Conference Theme: Law has played a role in remedying and exacerbating
racial and ethnic inequality in a variety of social and historical
contexts. In the case of the United Sates, the Civil Rights Movement of
the 1950’s and 1960’s reinvigorated socio-legal scholarship and raised new
questions about the place of law in social, political, economic and
cultural life. Today, scholars approach the analysis of race, law and
inequality in the United Sates in a very different socio-political climate
than that of the 1960s. There have been dramatic changes in immigration
law in the 1990s, debates over even more restrictive immigration policies
in the 2000s; transformative changes in labor markets within the United
States and overseas; skyrocketing concerns over security threats from
outside and within the United States, increased use of racial profiling,
new forms of incarceration, and fears of gang warfare. In the face of
these developments, theories and methodologies have diversified.

The paradoxes of race, law and inequality are at least as profound as they
were at the beginning of the Civil Rights Movement. The United States is
one site where the salience of race to social disparities has increased
even as law has become a less robust avenue of redress. The broad
question before us is: what role can scholars play in understanding the
landscape where race, ethnicity, inequality, and law intersect?

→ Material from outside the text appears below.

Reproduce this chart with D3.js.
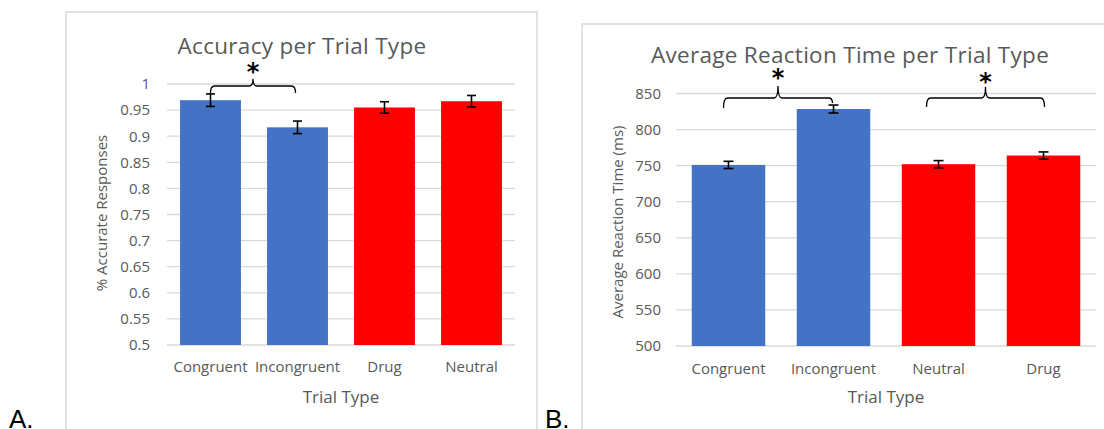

In January 2007, Law & Society Review Editor Carroll Seron, and Associate
Editors Jeannine Bell, Laura Gómez, Ruth Peterson, and Jonathan Simon and
Susan Coutin the Director of the Center for Law, Society and Culture at
the University of California Irvine convened a workshop to plan a
conference and a symposium of the Review on the topic of race, law, and
inequality in the United States. Kitty Calavita and David Goldberg served
as commentators at this workshop. Students and faculty from across the
campus were also in attendance. After a day of brainstorming, a series of
cross-cutting themes emerged.

To explore these themes in greater depth, a conference will be held at UCI
in spring 2008 and a special symposium of the Review will follow in 2009.
The conference will be co-sponsored by Law & Society Review and the Center
for Law, Society and Culture at UCI. We invite paper submissions on the
conference themes. Following the conference, papers that are presented may
also be submitted for inclusion in the symposium. All articles will go
through the standard peer review process of Law & Society Review.

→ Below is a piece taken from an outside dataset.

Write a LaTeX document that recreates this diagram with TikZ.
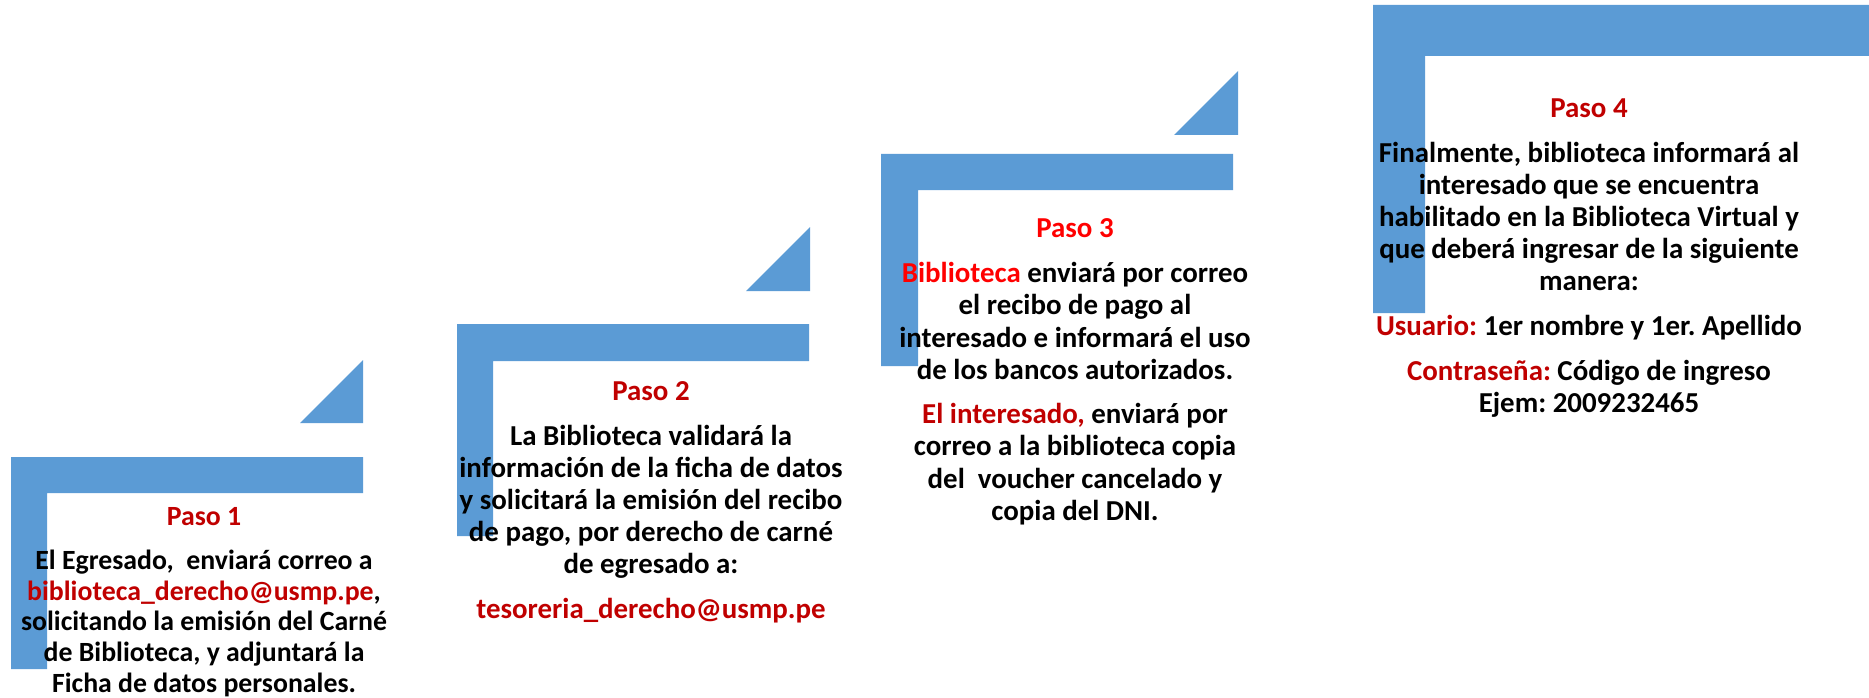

Procedures for submission of a paper: To be considered for participation,
please submit your paper title with an abstract and a c.v. by October 31,
2007. Participants will be selected by November 30, 2007. We anticipate
covering the travel and other expenses of participants at the conference.
All papers should be submitted to paradox@uci.edu.

Inquiries: You may submit inquiries to either Carroll Seron at
seron@uci.edu or Susan Coutin at scoutin@uci.edu. The Associate Editors of
Law & Society Review and the Advisory Board of the Center for Law, Society
and Culture will continue to play an active role in the development of the
conference and the selection of participants.

Date of conference: We anticipate that the conference, to be held at the
University of California, Irvine, will be May 2-3, 2008.

Proposed topics

What is the most productive way to describe race without reifying it?

How have racialized inequalities in the United States been reinforced or
exacerbated in recent decades?

How do discursive shifts in crime policy and the unprecedented expansion
of imprisonment since the 1960s affect investments in racialized forms of
governance?

How have institutionalized inequalities been sharpened even as few admit
to being racist?

What are the global impacts of American racial policies and practices?